Tips for separated parents at Christmas
PUBLISHED: 12:40 19 October 2016 | UPDATED: 12:45 19 October 2016
Some guidance for separated parents by Veronica Gilmour
As Christmas approaches, the prospect of having to organise all the presents, food and entertaining is often quite daunting but, if you have recently separated or divorced, it can be an extremely challenging period, particularly if you have to negotiate the minefield of where and with whom the children are to spend Christmas and the New Year period.
Emotions can run very high as the big day approaches as it’s a special time of year for adults and children alike and everyone feels under pressure to make it as magical as possible. While it may be tempting to leave the arrangements to the last minute, that is not fair on anyone and having to make an emergency application to the court if there is a dispute is never a good position to find yourself in.
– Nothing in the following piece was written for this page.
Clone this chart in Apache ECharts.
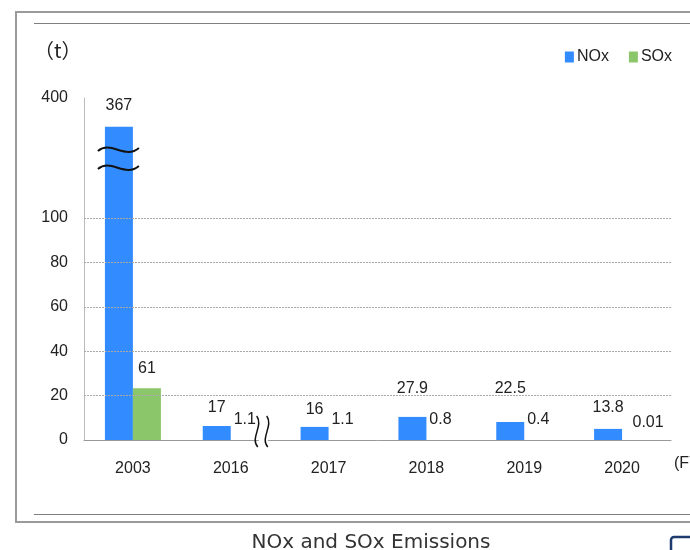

Here are some tips for coping with Christmas that should help the festive season run smoothly:
• Plan well ahead and agree the arrangements well in advance. If you are struggling to reach agreement, perhaps consider mediation as your first port of call. Mediators are very adept at dealing with these issues and can do so in a timely and relatively cheap way.
• Aim to share a child’s Christmas list with your ex-partner/ spouse if possible and to agree who will buy what to avoid disappointment for all concerned on Christmas morning. It is also helpful if an agreement can be reached about the amount of money to be spent on the child and whether there should be a joint present from the parents. Avoid getting caught in a cycle of trying to outdo the other parent - while your child may feel that this is to their advantage, in the long run it is not.
• By making the arrangements early, you will also know which days you are going to be without your children and can make plans to spend them with other family members and friends rather than being alone. On the other hand, many people cherish the time alone and, if you are one of those, then be confident enough to turn down those social invitations that really don’t interest you. Christmas
is only another day and, if you don’t want to be on your own, there are many organisations looking for volunteers over the Christmas period.
• Although it maybe difficult at times, try to remain positive about the arrangements for the sake of the children. The reality is that it may not be possible to spend the whole of the Christmas period with them but you should make the most of the time that you do have together.
• Finally, don’t forget how unsettling Christmas can be for the children too. When you were altogether as a family, you will have had shared traditions over Christmas. Think about whether it’s appropriate to continue them or whether to start new ones.
Sadly, this is also a time of year when many parents decide to stay together for one last Christmas before separating in the New Year. This will undoubtedly be a stressful time for all the family but focus on the reasons why you have stayed together, try to put your differences behind you, call a truce on arguments, and put the needs of your children first. Just try to have the happiest Christmas possible.